Он продолжал: "Несмотря на это, русских и сейчас нельзя недооценивать. Поэтому необходимо вести наступление крупнейшими силами. Ни в коем случае не должно происходить фронтального вытеснения русских. Требуются жесточайшие прорывы. Важнейшей задачей должно стать отсечение района Прибалтики, для этого необходимо сделать особенно сильным правый фланг немецкой группировки, наступающей севернее Припятских болот. Расстояния в России, конечно, велики, но не больше тех расстояний, которые уже преодолены вермахтом. Цель операции должна состоять в уничтожении русской армии, захвате важнейших индустриальных районов и в разрушении остальных индустриальных районов, прежде всего находящихся в районе Екатеринбурга; кроме того, нужно занять район Баку"{498}. После победы над Советским Союзом Гитлер предполагал оставить на оккупированной территории не более 40-50 дивизий, уменьшить армию, переключить всю военную промышленность на авиацию и флот и рассредоточить ее. Что касается дальнейшей судьбы России, то "Германия должна над ней господствовать экономически и политически, но не присоединять".
И Гитлер закончил речь словами: "Когда начнется эта операция, мир затаит дыхание".
Именно идее нанести удар по Советскому Союзу "крупнейшими силами" отвечала подготовленная генеральным штабом сухопутных сил и утвержденная 31 января 1941 г. директива по сосредоточению войск. Завершая длительный этап планирования войны, она давала самые детальные указания о ведении операций. "Расколоть фронт главных сил русской армии... быстрыми и глубокими ударами подвижных группировок... уничтожить разобщенные группировки вражеских войск... Только таким образом можно будет воспрепятствовать своевременному отходу сил противника и уничтожить их западнее линии Днепр - Западная Двина".
Теперь все больше и больше весь высший нацистский военный аппарат охватывал какой-то ажиотаж "блицкрига". Забыты давние советы кумиров германского национализма Бисмарка и Мольтке об осторожности и расчетливости, стерты из истории горькие уроки первой мировой войны. Все находились в чаду самолюбования, абсолютной убежденности, что никто не сможет устоять перед всесокрушающим "блицем". Начальник генерального штаба - это, по традиционным представлениям старых германских военных, воплощение военной мудрости, представал как один из главных носителей авантюрных планов и доктрин.

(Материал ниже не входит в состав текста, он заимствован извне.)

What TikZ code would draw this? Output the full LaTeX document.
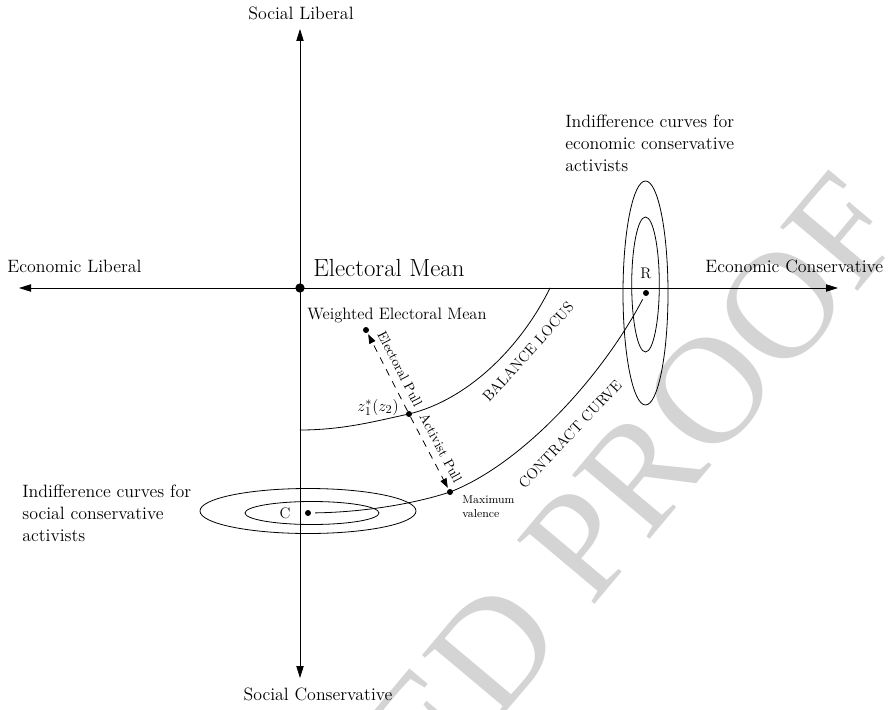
\documentclass[tikz,border=0pt]{standalone}
\usepackage{amsmath,amssymb}
\usepackage{fontspec}
\usepackage{tikz}
\usetikzlibrary{arrows.meta}
\usepackage{xcolor}
\newfontfamily\proofface{Liberation Serif}

\begin{document}
\begin{tikzpicture}[x=0.75pt,y=-0.75pt,>={Triangle[length=9pt,width=5.5pt]},line cap=round,line width=0.6pt,
  dot/.style={circle,fill,inner sep=0pt,minimum size=4.5pt},
  bigdot/.style={circle,fill,inner sep=0pt,minimum size=7pt},
  lbl/.style={inner sep=0pt,font=\fontsize{13.4}{16.5}\selectfont},
  curvelbl/.style={inner sep=0pt,font=\fontsize{11.2}{13}\selectfont},
  pulllbl/.style={inner sep=0pt,font=\fontsize{10.2}{12}\selectfont},
  pull/.style={->,>={Triangle[length=7pt,width=5pt]},dash pattern=on 5pt off 5pt,shorten >=1pt}]
\useasboundingbox (0,0) rectangle (892,710);
% proof watermark
\node[rotate=50,anchor=base east,inner sep=0pt,text=black!17,font=\proofface\fontsize{115}{115}\selectfont] (proof) at (910,230) {UNCORRECTED PROOF};
% axes
\coordinate (elib) at (19,288);
\coordinate (econ) at (838,288);
\coordinate (slib) at (300,29);
\coordinate (scon) at (300,678);
\draw[<->] (elib) -- (econ);
\draw[<->] (scon) -- (slib);
\node[lbl,anchor=base] (sliblbl) at (301,20) {Social Liberal};
\node[lbl,anchor=base] (sconlbl) at (318,700) {Social Conservative};
\node[lbl,anchor=base west] (eliblbl) at (7,272) {Economic Liberal};
\node[lbl,anchor=base west] (econlbl) at (705,272) {Economic Conservative};
% means
\node[bigdot] (EM) at (300,288) {};
\node[inner sep=0pt,anchor=base west,font=\fontsize{18.6}{21}\selectfont] (EMlbl) at (313,276) {Electoral Mean};
\node[dot] (WM) at (366,330) {};
\node[inner sep=0pt,anchor=base west,font=\fontsize{12.4}{14}\selectfont] (WMlbl) at (307,319) {Weighted Electoral Mean};
\node[dot] (Z) at (409,414) {};
\node[inner sep=0pt,anchor=base east,font=\fontsize{12.5}{14}\selectfont] (Zlbl) at (399,411) {$z_1^*(z_2)$};
\node[dot] (MV) at (450,492) {};
\node[inner sep=0pt,anchor=north west,align=left,font=\fontsize{8.6}{10.5}\selectfont] (MVlbl) at (462,495) {Maximum\\valence};
% activists
\node[dot] (C) at (308,513) {};
\node[inner sep=0pt,font=\fontsize{11.5}{13}\selectfont] (Clbl) at (285,513) {C};
\draw (308,511) ellipse [x radius=108,y radius=22.5];
\draw (312,513) ellipse [x radius=67,y radius=11.5];
\node[dot] (R) at (646,293) {};
\node[inner sep=0pt,font=\fontsize{11.5}{13}\selectfont] (Rlbl) at (646,273) {R};
\draw (645.5,293) ellipse [x radius=22.5,y radius=112];
\draw (645.5,284.5) ellipse [x radius=13.8,y radius=67.5];
\node[lbl,anchor=north west,align=left] (Ctxt) at (22,485) {Indifference curves for\\social conservative\\activists};
\node[lbl,anchor=north west,align=left] (Rtxt) at (565,114.5) {Indifference curves for\\economic conservative\\activists};
% balance locus and contract curve
\draw (300,430) .. controls (345,430) and (380,420) .. (Z.center) .. controls (470,399) and (522,345) .. (550,288);
\node[curvelbl,rotate=48] (BLlbl) at (528,352) {BALANCE LOCUS};
\draw[shorten <=3pt,shorten >=3pt] (C) .. controls (370,512) and (420,502) .. (MV.center) .. controls (520,465) and (600,380) .. (R);
\node[curvelbl,rotate=46.6] (CClbl) at (570,434) {CONTRACT CURVE};
% pulls
\draw[pull] (Z) -- (WM);
\draw[pull] (Z) -- (MV);
\node[pulllbl,rotate=-63] (EPlbl) at (400,369) {Electoral Pull};
\node[pulllbl,rotate=-62] (APlbl) at (441,448) {Activist Pull};
\end{tikzpicture}
\end{document}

Пригласив к себе командующего армией резерва, начальника вооружений и других генералов, Гальдер поучал: надо "разгромить Россию в ходе быстротечной военной кампании... Быстрота! Никаких задержек! Не ожидать железных дорог! Достигать всего, используя мотор!.. Безостановочное проведение операции зависит от снабжения, базирующегося на моторе. Почему необходима безостановочная операция? Мы должны разгромить русскую армию, не позволив ей задержаться на рубеже Днепр - Двина; 500 км - до целей в северной части России и еще 500 км - до других целей: в итоге - 1000 км"{499}.
Оперируя своей бесподобной арифметикой, отмеряя циркулем на картах сотни километров, которые одним махом будут преодолевать "без задержек", как велит фюрер, немецкие дивизии, генеральный штаб строил поражающую по размаху и простоте конструкцию своей стратегии, пока еще не сознавая, что это громоздкое сооружение лишено фундамента.
Кто же возглавит наступающие силы вермахта в грандиозной кампании, которая откроет путь к господству над миром? Конечно, те испытанные фельдмаршалы, мастера "блицкрига", которых нацистская пропаганда окружила ореолом непобедимости и которые в течение двух лет завоевали Европу.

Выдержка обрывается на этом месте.